ROWS –
(begin)
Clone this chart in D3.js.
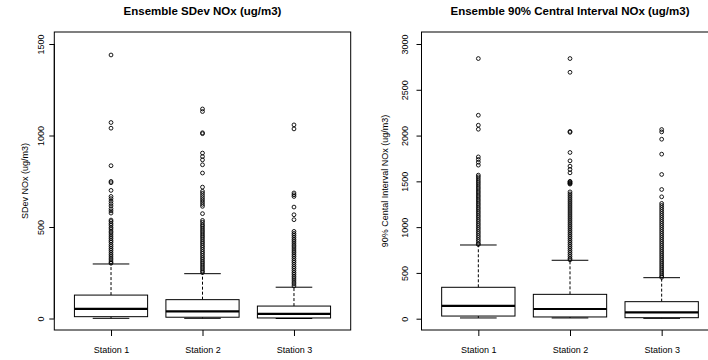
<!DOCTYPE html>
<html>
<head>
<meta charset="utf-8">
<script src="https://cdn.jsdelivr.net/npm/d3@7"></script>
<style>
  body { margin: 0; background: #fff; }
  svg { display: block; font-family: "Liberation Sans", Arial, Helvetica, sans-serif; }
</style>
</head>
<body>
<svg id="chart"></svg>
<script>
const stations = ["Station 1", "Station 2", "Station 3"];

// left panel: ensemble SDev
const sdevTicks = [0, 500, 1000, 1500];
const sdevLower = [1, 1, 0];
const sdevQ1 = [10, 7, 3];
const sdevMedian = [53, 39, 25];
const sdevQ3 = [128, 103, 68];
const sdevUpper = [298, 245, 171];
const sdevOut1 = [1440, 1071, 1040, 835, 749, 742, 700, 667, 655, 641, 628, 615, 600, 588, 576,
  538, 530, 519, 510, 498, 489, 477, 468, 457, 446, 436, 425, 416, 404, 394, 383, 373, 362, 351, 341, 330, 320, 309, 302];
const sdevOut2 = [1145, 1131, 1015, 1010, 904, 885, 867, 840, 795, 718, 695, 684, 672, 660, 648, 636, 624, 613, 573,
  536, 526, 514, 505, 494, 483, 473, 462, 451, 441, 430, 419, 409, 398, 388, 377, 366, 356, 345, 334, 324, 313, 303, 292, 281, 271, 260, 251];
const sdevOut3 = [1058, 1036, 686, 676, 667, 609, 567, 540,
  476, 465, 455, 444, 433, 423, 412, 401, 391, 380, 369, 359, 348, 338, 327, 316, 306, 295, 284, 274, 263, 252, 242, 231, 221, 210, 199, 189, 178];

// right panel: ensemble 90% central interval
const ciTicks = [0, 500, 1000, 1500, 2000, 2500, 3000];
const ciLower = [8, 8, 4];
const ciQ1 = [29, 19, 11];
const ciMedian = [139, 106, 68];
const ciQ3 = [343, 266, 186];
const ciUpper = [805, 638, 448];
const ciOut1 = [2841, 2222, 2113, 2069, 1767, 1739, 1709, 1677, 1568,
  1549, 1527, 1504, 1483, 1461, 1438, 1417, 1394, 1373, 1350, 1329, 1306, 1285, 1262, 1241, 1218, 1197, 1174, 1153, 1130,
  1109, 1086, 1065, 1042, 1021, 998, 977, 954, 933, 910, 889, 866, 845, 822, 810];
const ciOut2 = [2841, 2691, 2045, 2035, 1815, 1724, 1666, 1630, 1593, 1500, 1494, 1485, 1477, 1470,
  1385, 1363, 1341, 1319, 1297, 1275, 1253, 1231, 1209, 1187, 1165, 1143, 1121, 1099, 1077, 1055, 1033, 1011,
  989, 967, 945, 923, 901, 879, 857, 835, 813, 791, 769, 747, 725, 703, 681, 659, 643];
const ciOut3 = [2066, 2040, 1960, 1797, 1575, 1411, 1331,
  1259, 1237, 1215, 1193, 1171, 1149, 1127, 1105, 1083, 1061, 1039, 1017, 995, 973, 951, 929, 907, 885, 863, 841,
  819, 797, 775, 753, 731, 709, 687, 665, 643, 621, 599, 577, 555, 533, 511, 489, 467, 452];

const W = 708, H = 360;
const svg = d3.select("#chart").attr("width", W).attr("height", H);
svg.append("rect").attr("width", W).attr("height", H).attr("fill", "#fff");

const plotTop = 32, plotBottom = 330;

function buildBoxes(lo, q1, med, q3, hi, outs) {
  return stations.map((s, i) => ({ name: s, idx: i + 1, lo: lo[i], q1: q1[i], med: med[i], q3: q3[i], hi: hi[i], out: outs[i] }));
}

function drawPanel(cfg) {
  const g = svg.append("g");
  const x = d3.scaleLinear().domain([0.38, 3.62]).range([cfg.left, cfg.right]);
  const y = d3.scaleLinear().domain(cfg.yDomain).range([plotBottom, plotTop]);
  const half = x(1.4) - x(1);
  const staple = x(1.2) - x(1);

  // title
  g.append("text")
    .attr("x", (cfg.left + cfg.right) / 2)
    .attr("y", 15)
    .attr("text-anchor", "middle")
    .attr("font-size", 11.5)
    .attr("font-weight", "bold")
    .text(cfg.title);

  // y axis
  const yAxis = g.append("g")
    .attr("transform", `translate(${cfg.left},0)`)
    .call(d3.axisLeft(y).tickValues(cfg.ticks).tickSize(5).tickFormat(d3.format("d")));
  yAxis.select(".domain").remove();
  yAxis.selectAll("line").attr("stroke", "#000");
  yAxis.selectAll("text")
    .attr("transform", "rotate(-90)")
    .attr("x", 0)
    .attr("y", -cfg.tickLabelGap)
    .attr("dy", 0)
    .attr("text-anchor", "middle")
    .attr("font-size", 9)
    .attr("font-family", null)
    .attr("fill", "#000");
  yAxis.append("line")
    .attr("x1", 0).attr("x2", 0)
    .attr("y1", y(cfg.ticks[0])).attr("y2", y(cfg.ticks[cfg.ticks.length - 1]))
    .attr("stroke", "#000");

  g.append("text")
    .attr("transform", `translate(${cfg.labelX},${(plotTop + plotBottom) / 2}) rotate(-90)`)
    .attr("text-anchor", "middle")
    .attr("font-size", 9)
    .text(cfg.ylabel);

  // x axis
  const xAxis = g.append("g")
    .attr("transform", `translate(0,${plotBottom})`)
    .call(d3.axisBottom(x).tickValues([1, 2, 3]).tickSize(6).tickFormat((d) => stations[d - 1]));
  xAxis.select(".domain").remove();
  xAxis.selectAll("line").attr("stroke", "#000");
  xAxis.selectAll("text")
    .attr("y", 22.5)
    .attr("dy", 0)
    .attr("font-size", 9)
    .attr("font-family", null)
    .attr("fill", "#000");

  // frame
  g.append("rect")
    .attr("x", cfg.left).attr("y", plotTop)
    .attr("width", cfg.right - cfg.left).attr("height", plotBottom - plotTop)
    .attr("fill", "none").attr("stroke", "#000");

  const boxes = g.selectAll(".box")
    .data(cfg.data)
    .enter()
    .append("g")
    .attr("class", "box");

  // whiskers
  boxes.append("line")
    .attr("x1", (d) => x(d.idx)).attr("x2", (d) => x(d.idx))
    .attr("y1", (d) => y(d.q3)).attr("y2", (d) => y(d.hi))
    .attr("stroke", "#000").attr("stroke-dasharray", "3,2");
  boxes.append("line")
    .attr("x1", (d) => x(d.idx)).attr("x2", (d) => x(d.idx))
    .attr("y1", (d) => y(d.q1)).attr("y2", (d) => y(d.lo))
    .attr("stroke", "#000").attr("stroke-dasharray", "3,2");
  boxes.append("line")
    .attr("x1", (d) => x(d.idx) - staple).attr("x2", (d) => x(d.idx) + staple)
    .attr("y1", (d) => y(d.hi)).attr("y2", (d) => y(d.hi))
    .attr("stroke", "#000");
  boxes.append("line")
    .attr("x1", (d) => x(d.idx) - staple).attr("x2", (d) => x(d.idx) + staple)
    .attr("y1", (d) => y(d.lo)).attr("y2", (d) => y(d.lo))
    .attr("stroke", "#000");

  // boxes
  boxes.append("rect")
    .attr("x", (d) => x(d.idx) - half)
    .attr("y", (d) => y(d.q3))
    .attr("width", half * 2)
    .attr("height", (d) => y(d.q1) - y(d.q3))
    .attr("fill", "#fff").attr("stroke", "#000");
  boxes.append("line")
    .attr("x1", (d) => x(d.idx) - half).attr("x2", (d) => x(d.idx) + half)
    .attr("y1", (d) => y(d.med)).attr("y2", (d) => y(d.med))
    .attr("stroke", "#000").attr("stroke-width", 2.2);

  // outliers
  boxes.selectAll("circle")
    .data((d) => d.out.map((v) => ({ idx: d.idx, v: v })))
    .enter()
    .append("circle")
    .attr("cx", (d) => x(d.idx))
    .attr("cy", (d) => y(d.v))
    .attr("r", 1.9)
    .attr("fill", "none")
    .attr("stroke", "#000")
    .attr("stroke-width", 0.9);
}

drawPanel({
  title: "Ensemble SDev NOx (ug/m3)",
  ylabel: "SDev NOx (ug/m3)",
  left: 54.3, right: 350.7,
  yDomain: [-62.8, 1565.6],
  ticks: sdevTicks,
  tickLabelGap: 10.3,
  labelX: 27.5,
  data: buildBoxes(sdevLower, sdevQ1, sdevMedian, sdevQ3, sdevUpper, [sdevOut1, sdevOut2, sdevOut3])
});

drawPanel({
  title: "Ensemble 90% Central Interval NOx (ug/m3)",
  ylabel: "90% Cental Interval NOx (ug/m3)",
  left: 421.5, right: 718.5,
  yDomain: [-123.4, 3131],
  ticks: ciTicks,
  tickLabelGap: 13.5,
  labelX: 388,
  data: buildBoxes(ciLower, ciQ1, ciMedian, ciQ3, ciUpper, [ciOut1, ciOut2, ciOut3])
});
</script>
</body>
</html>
(end)
(begin)
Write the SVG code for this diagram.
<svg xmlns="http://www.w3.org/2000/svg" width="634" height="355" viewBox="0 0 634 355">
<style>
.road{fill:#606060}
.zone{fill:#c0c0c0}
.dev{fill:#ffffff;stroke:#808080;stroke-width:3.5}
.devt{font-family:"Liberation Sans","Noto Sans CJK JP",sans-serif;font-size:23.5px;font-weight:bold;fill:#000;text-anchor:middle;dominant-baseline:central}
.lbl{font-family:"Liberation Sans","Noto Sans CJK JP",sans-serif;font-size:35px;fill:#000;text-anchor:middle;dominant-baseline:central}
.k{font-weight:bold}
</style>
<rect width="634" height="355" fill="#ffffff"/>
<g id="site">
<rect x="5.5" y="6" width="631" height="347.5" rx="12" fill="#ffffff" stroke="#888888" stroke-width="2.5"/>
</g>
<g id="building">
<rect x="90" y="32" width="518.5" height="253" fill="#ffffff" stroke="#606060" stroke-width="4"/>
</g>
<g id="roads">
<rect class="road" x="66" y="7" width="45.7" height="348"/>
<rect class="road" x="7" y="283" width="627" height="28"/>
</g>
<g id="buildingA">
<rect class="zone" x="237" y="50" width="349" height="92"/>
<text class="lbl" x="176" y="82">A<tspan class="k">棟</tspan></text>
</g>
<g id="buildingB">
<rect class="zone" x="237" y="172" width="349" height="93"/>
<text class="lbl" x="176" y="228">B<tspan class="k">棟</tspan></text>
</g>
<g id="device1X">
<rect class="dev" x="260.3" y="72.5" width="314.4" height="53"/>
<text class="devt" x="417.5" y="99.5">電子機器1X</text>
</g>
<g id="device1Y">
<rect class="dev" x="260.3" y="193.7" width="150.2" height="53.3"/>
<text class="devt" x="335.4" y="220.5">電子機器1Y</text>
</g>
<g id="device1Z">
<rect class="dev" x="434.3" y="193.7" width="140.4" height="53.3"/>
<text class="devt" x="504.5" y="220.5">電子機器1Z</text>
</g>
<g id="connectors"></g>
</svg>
(end)
GIVEN EXERCISE –
Look through the entries and return every line where "chart" appears.

SOLUTION TO THIS TASK –
Clone this chart in D3.js.
<svg id="chart"></svg>
const svg = d3.select("#chart").attr("width", W).attr("height", H);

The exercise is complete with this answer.